Is dredging a sustainable solution for managing UK floods?
In a recent report by the Chartered Institution for Water and Environmental Management, the UK Government’s recent proposals for increased dredging activity to take place in order to reduce future flooding impacts have been labelled as ‘a cruel offer of false hope to those living in flood prone communities’. Whilst dredging may have its role to play, the report warns that it should only be used as part of a wider more integrated management approach.
Dredging involves the removal of sediment from the bottom and sides of river channels and can also include straightening of channels and deepening of the bottom. These dredged channels require long term maintenance and continued work as new silt will accumulate within the river bed over time. The overall aim of most dredging activities is to reduce the extent of flooding and act as a flood management tool. However, understanding the extent to which dredging can mitigate against flood risk and flooding events can be difficult because of the differences between location and river system hydrology and ecology, which can influence the resulting outcomes.
From an ecological perspective, dredging can have many significant impacts upon river ecosystems and their wildlife. Plant communities can be affected through physical disturbances, alterations in river flow affecting their ecology and non-native invasive species such as Himalayan balsam can also increase in their occurrence. Invertebrates and fish can be affected via sediment disturbances and loss of habitat, which can have knock on effects for those higher up the food chain. Those living on river banks, such as water voles, or those on the floodplains themselves, such as wading birds, can also be affected.
To better understand the role of dredging in flood management, the advantages and disadvantages of dredging have previously been assessed by the Environment Agency using six pilot study sites within the UK. In some cases dredging did reduce the water levels of rivers, but this did not lead to reductions in flooding risk during extreme flows because other features such as infrastructure upon the floodplain increasingly affect water levels rather than the capacity or shape of the river channel itself. In some cases, dredging actually increased the flood risk further downstream.

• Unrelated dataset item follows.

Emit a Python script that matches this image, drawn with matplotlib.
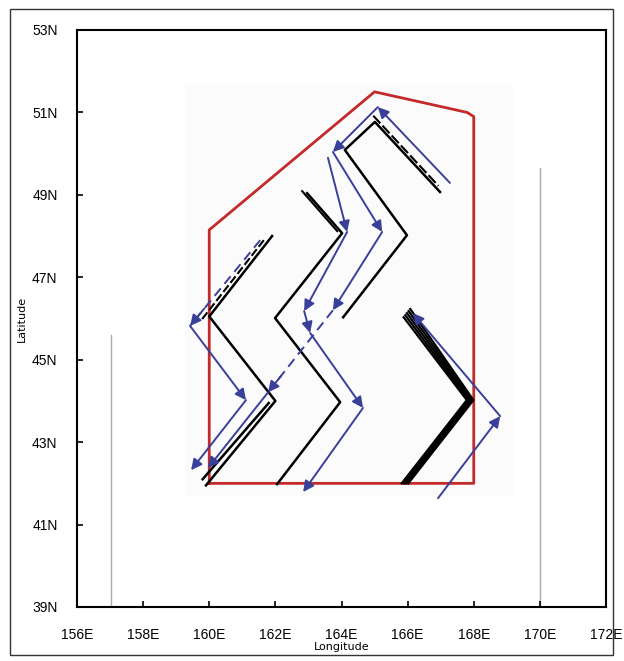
import numpy as np
import matplotlib.pyplot as plt
from matplotlib.patches import Rectangle

# survey area outline (lon, lat)
area_lon = [160.0, 168.0, 168.0, 167.8, 165.0, 160.0, 160.0]
area_lat = [42.0, 42.0, 50.9, 51.0, 51.5, 48.15, 42.0]

# black cruise tracks
track1_lon = [161.9, 160.0, 162.0, 159.9]
track1_lat = [48.0, 46.05, 44.0, 41.95]
track1b_lon = [161.8, 159.8]
track1b_lat = [43.95, 42.1]
track2_lon = [162.96, 164.02, 161.99, 163.96, 162.05]
track2_lat = [49.04, 48.07, 46.01, 43.97, 41.98]
track3_lon = [164.05, 165.98, 164.1, 165.01, 166.98]
track3_lat = [46.03, 48.02, 50.09, 50.77, 49.07]
track4_lon = [165.98, 167.89, 165.92]
track4_lat = [46.13, 44.02, 42.0]
track4_shift = [-0.1, -0.05, 0.0, 0.05, 0.1]

# blue arrow paths
blue1_lon = [161.54, 159.42, 161.11, 159.45]
blue1_lat = [47.9, 45.82, 44.02, 42.32]
blue1_dash = [True, False, False]
blue2_lon = [167.28, 165.1, 163.74, 165.23, 163.74, 161.78, 159.96]
blue2_lat = [49.29, 51.13, 50.04, 48.1, 46.2, 44.21, 42.37]
blue2_dash = [False, False, False, False, True, False]
blue3_lon = [163.59, 164.17, 162.87, 163.05, 164.65, 162.84]
blue3_lat = [49.9, 48.1, 46.18, 45.65, 43.83, 41.79]
blue3_dash = [False, False, False, False, False]
blue4_lon = [166.92, 168.8, 166.16]
blue4_lat = [41.64, 43.63, 46.13]
blue4_dash = [False, False]

# grey vertical lines
grey_lon = [157.03, 170.0]
grey_top = [45.6, 49.65]

xticks = [156, 158, 160, 162, 164, 166, 168, 170, 172]
yticks = [39, 41, 43, 45, 47, 49, 51, 53]

red = '#c42a2a'
blue = '#3a3f9a'

fig = plt.figure(figsize=(6.24, 6.61), dpi=100)
ax = fig.add_axes([77/624, 1 - 607/661, 529/624, 577/661])
ax.set_xlim(156, 172)
ax.set_ylim(39, 53)

ax.add_patch(Rectangle((159.26, 41.7), 9.94, 9.97, color='#fbfbfb', lw=0, zorder=0))

for lon, top in zip(grey_lon, grey_top):
    ax.plot([lon, lon], [39, top], color='#aaaaaa', lw=1, zorder=1)

ax.plot(area_lon, area_lat, color=red, lw=2, zorder=2)

ax.plot(track1_lon, track1_lat, color='black', lw=1.8, zorder=3)
ax.plot(track1b_lon, track1b_lat, color='black', lw=1.8, zorder=3)
ax.plot(np.array(track1_lon[:2]) - 0.25, np.array(track1_lat[:2]) - 0.1,
        color='black', lw=1.5, ls=(0, (4, 1.5)), zorder=3)
ax.plot(track2_lon, track2_lat, color='black', lw=1.8, zorder=3)
ax.plot(np.array(track2_lon[:2]) - 0.15, np.array(track2_lat[:2]) + 0.05,
        color='black', lw=1.5, zorder=3)
ax.plot(track3_lon, track3_lat, color='black', lw=1.8, zorder=3)
ax.plot(np.array(track3_lon[3:]) - 0.05, np.array(track3_lat[3:]) + 0.15,
        color='black', lw=1.5, ls=(0, (5, 1.5)), zorder=3)
for s in track4_shift:
    ax.plot(np.array(track4_lon) + s, np.array(track4_lat) + [s, 0, 0], color='black', lw=1.6, zorder=3)


def arrow_path(lons, lats, dashes):
    for i, d in enumerate(dashes):
        x0, y0, x1, y1 = lons[i], lats[i], lons[i + 1], lats[i + 1]
        if d:
            ax.plot([x0, x1], [y0, y1], color=blue, lw=1.4, ls=(0, (5, 3)), zorder=4)
            xs, ys = x0 + 0.8 * (x1 - x0), y0 + 0.8 * (y1 - y0)
        else:
            xs, ys = x0, y0
        ax.annotate('', xy=(x1, y1), xytext=(xs, ys), zorder=5,
                    arrowprops=dict(arrowstyle='-|>', color=blue, lw=1.4,
                                    mutation_scale=16, shrinkA=0, shrinkB=0))


arrow_path(blue1_lon, blue1_lat, blue1_dash)
arrow_path(blue2_lon, blue2_lat, blue2_dash)
arrow_path(blue3_lon, blue3_lat, blue3_dash)
arrow_path(blue4_lon, blue4_lat, blue4_dash)

ax.set_xticks(xticks)
ax.set_xticklabels([f'{t}E' for t in xticks], fontsize=10, family='Liberation Sans')
ax.set_yticks(yticks)
ax.set_yticklabels([f'{t}N' for t in yticks], fontsize=10, family='Liberation Sans')
ax.tick_params(direction='in', length=4, width=1.2)
ax.tick_params(axis='x', pad=15)
ax.tick_params(axis='y', pad=14)
for sp in ax.spines.values():
    sp.set_linewidth(1.5)
ax.set_xlabel('Longitude', fontsize=8, labelpad=0)
ax.set_ylabel('Latitude', fontsize=8, labelpad=4)

fig.add_artist(Rectangle((10/624, 6/661), 603/624, 646/661, transform=fig.transFigure,
                         fill=False, lw=1, edgecolor='#333333'))

fig.savefig('out.png', dpi=100)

Using the Somerset Levels case study as an example, the report demonstrates that dredging alone is unlikely to be the answer when there are rarer, more extreme flooding events taking place, such as the recent UK floods. Whilst dredging can in some cases reduce flooding duration, it cannot prevent flooding during these extreme events and should therefore not be considered as the winning solution to flooding events. Instead, the report suggests that dredging needs to be considered on a case by case basis and used in conjunction with other flood management measures. As our own Ecological Issues suggested, using natural flood management techniques should be a core focus of flood mitigation measures; dredging alone is not a sustainable solution for future flood management in the UK.